The problem with ending racial profiling is that many police departments deny it exists in the first place. Although the City of Davenport has no data on profiling, Drummond said, a litany of complaints from citizens confirms that it does happen.

But even if a department committed itself to eliminating profiling, it would be very difficult to determine whether it had been eradicated or not.

Determining success would be easier with other recommendations. Quad Cities Interfaith, for example, is asking the state and federal governments to fund drug-treatment courts in Rock Island and Scott counties. (Rock Island County has already begun a drug-court program on its own.)

Drug courts are designed to be less adversarial than a normal courtroom and allow defendants to have their sentences reduced or charges dismissed once a program is completed. The concept is a reaction to stiffer drug penalties that have been legislated over the past 20 years, resulting in the United States having a larger percentage of its population in prison than nearly any other country.

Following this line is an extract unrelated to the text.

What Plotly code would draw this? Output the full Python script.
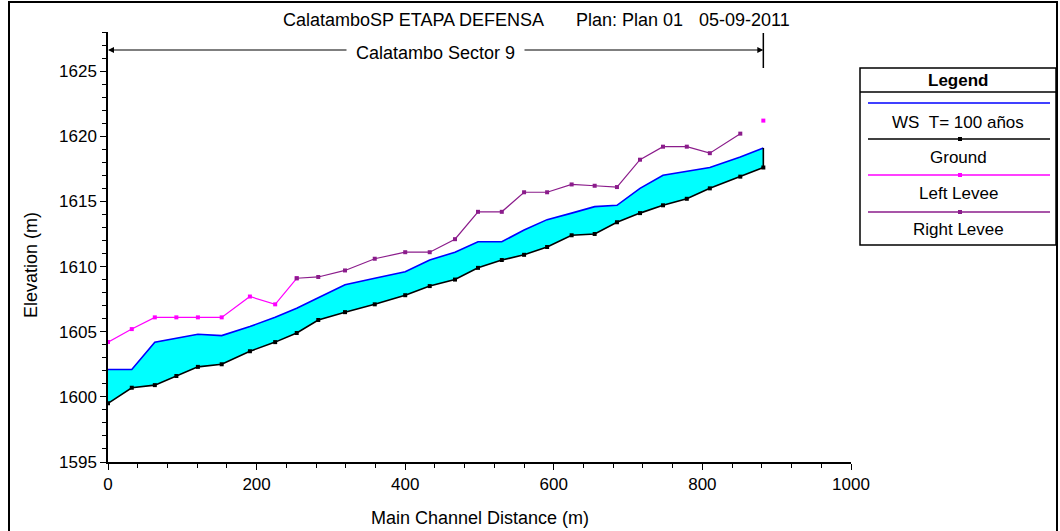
import plotly.graph_objects as go

# ---------------- data ----------------
stations = [0, 32, 63, 92, 121, 153, 191, 225, 254, 283, 319, 359, 400, 433, 467,
            498, 530, 560, 591, 624, 655, 685, 716, 747, 779, 810, 851, 882]
ground = [1599.5, 1600.7, 1600.9, 1601.6, 1602.3, 1602.5, 1603.5, 1604.2, 1604.9,
          1605.9, 1606.5, 1607.1, 1607.8, 1608.5, 1609.0, 1609.9, 1610.5, 1610.9,
          1611.5, 1612.4, 1612.5, 1613.4, 1614.1, 1614.7, 1615.2, 1616.0, 1616.9, 1617.6]
ws_100 = [1602.1, 1602.1, 1604.2, 1604.5, 1604.8, 1604.7, 1605.4, 1606.1, 1606.8,
          1607.6, 1608.6, 1609.1, 1609.6, 1610.5, 1611.1, 1611.9, 1611.9, 1612.8,
          1613.6, 1614.1, 1614.6, 1614.7, 1616.0, 1617.0, 1617.3, 1617.6, 1618.4, 1619.1]
left_levee = [1604.2, 1605.2, 1606.1, 1606.1, 1606.1, 1606.1, 1607.7, 1607.1, 1609.1,
              None, None, None, None, None, None, None, None, None, None, None, None,
              None, None, None, None, None, None, 1621.2]
right_levee = [None, None, None, None, None, None, None, None, 1609.1,
               1609.2, 1609.7, 1610.6, 1611.1, 1611.1, 1612.1, 1614.2, 1614.2, 1615.7,
               1615.7, 1616.3, 1616.2, 1616.1, 1618.2, 1619.2, 1619.2, 1618.7, 1620.2, None]

title_parts = ["CalatamboSP ETAPA DEFENSA", "Plan: Plan 01", "05-09-2011"]
reach_name = "Calatambo Sector 9"
legend_names = ["WS  T= 100 años", "Ground", "Left Levee", "Right Levee"]
x_ticks = [0, 200, 400, 600, 800, 1000]
y_ticks = [1595, 1600, 1605, 1610, 1615, 1620, 1625]

# ---------------- layout geometry ----------------
W, H = 1060, 531
L, R, T, B = 108, 209, 32, 69
PW, PH = W - L - R, H - T - B


def xp(px):
    return (px - L) / PW


def yp(py):
    return (H - B - py) / PH


FONT = "Liberation Sans, Arial, sans-serif"
FS_TICK = 17
FS_TXT = 18
FS_LEG = 17
BLUE, BLACK, MAGENTA, PURPLE, CYAN = "#0000FF", "#000000", "#FF00FF", "#8B1C8B", "#00FFFF"

fig = go.Figure()

fig.add_trace(go.Scatter(x=stations, y=ground, mode="lines+markers",
                         line=dict(color=BLACK, width=1.6),
                         marker=dict(symbol="square", size=4, color=BLACK),
                         name=legend_names[1], showlegend=False))
fig.add_trace(go.Scatter(x=stations, y=ws_100, mode="lines", fill="tonexty",
                         fillcolor=CYAN, line=dict(color=BLUE, width=1.6),
                         name=legend_names[0], showlegend=False))
fig.add_trace(go.Scatter(x=[stations[-1], stations[-1]], y=[ground[-1], ws_100[-1]],
                         mode="lines", line=dict(color=BLACK, width=1.6),
                         showlegend=False, hoverinfo="skip"))
fig.add_trace(go.Scatter(x=stations, y=left_levee, mode="lines+markers",
                         line=dict(color=MAGENTA, width=1.2), connectgaps=False,
                         marker=dict(symbol="square", size=4, color=MAGENTA),
                         name=legend_names[2], showlegend=False))
fig.add_trace(go.Scatter(x=stations, y=right_levee, mode="lines+markers",
                         line=dict(color=PURPLE, width=1.2), connectgaps=False,
                         marker=dict(symbol="square", size=4, color=PURPLE),
                         name=legend_names[3], showlegend=False))

shapes = []
annotations = []


def text_ann(txt, x, y, size, xref="paper", **kw):
    d = dict(text=txt, xref=xref, yref="paper", x=x, y=y, showarrow=False,
             xanchor="center", yanchor="middle",
             font=dict(family=FONT, size=size, color=BLACK))
    d.update(kw)
    return d


# outer frame
shapes.append(dict(type="rect", xref="paper", yref="paper",
                   x0=xp(9), x1=xp(1057), y0=yp(545), y1=yp(2),
                   line=dict(color=BLACK, width=2), fillcolor="rgba(0,0,0,0)", layer="above"))

# title
title_centers = [413, 629, 744]
for txt, cx in zip(title_parts, title_centers):
    annotations.append(text_ann(txt, xp(cx), yp(20), FS_TXT))

# reach bracket
mid = (stations[0] + stations[-1]) / 2
ybr = yp(50)
for end in (stations[0], stations[-1]):
    annotations.append(dict(text="", x=end, y=ybr, xref="x", yref="paper",
                            ax=mid, ay=0, axref="x", ayref="pixel",
                            showarrow=True, arrowhead=2, arrowsize=1, arrowwidth=1.2,
                            arrowcolor=BLACK, standoff=0))
annotations.append(text_ann(reach_name, mid, yp(53), FS_TXT, xref="x",
                            bgcolor="white", borderpad=9))
shapes.append(dict(type="line", xref="x", yref="paper", x0=stations[-1], x1=stations[-1],
                   y0=yp(68), y1=yp(33), line=dict(color=BLACK, width=1.5)))

# axis titles
annotations.append(text_ann("Main Channel Distance (m)", xp(480), yp(518), FS_TXT))
annotations.append(text_ann("Elevation (m)", xp(31), yp(265), FS_TXT, textangle=-90))

# custom legend box
lx0, lx1, ly0, ly1 = 860, 1056, 68, 245
shapes.append(dict(type="rect", xref="paper", yref="paper",
                   x0=xp(lx0), x1=xp(lx1), y0=yp(ly1), y1=yp(ly0),
                   line=dict(color=BLACK, width=1.5), fillcolor="white", layer="above"))
shapes.append(dict(type="line", xref="paper", yref="paper",
                   x0=xp(lx0), x1=xp(lx1), y0=yp(92), y1=yp(92),
                   line=dict(color=BLACK, width=1.5), layer="above"))
annotations.append(text_ann("<b>Legend</b>", xp(958), yp(80), FS_LEG))
leg_colors = [BLUE, BLACK, MAGENTA, PURPLE]
leg_line_y = [103, 139, 175, 212]
leg_text_y = [122, 157, 193, 229]
leg_marker = [False, True, True, True]
for name, col, ly, ty, mk in zip(legend_names, leg_colors, leg_line_y, leg_text_y, leg_marker):
    shapes.append(dict(type="line", xref="paper", yref="paper",
                       x0=xp(868), x1=xp(1050), y0=yp(ly), y1=yp(ly),
                       line=dict(color=col, width=1.6), layer="above"))
    if mk:
        shapes.append(dict(type="rect", xref="paper", yref="paper",
                           x0=xp(958), x1=xp(962), y0=yp(ly + 2), y1=yp(ly - 2),
                           line=dict(width=0), fillcolor=col, layer="above"))
    annotations.append(text_ann(name.replace("  ", "\u00a0\u00a0"), xp(958), yp(ty), FS_LEG))

fig.update_layout(
    width=W, height=H,
    margin=dict(l=L, r=R, t=T, b=B, pad=0),
    paper_bgcolor="white", plot_bgcolor="white",
    showlegend=False,
    shapes=shapes, annotations=annotations,
    font=dict(family=FONT, size=FS_TICK, color=BLACK),
    xaxis=dict(range=[0, 1000], tickvals=x_ticks, ticktext=[str(v) for v in x_ticks],
               showgrid=False, zeroline=False, showline=True, linecolor=BLACK, linewidth=1.5,
               ticks="outside", ticklen=6, tickwidth=1.2, tickcolor=BLACK,
               minor=dict(dtick=40, tick0=0, ticks="outside", ticklen=4, tickwidth=1.2,
                          tickcolor=BLACK, showgrid=False),
               tickfont=dict(family=FONT, size=FS_TICK, color=BLACK), fixedrange=True),
    yaxis=dict(range=[1595, 1628], tickvals=y_ticks, ticktext=[str(v) for v in y_ticks],
               showgrid=False, zeroline=False, showline=True, linecolor=BLACK, linewidth=1.5,
               ticks="outside", ticklen=6, tickwidth=1.2, tickcolor=BLACK,
               minor=dict(dtick=1, tick0=1595, ticks="outside", ticklen=4, tickwidth=1.2,
                          tickcolor=BLACK, showgrid=False),
               tickfont=dict(family=FONT, size=FS_TICK, color=BLACK), fixedrange=True),
)

fig.write_html("out.html",
               config={"displayModeBar": False},
               post_script="document.body.style.margin='0';document.body.style.overflow='hidden';")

Drug offenders often deserve a second chance, said Earnest Longstreet, a speaker at the Proclaim Jubilee. "At some time or another, we all need forgiveness," he said. Drug users "need to be rehabilitated, not always locked down."

Quad Cities Interfaith is also recommending that Iowa strike a law that forbids people convicted of felons from ever voting. The state is one of only 15 with such a provision. Wahl said the law prevents 25 percent of African-American adult men in Iowa from voting, which ensures continued disenfranchisement. "We need to find ways to help people earn their voting rights back," he said. Representatives of the religious coalition said the fact that its platform was introduced just five weeks before the election was not intentional.

"We have not tried to tag it on November 7," Eyres said.

"It's coincidental, but it's good fortune, too," Wahl said. "We're trying to generate public discussion."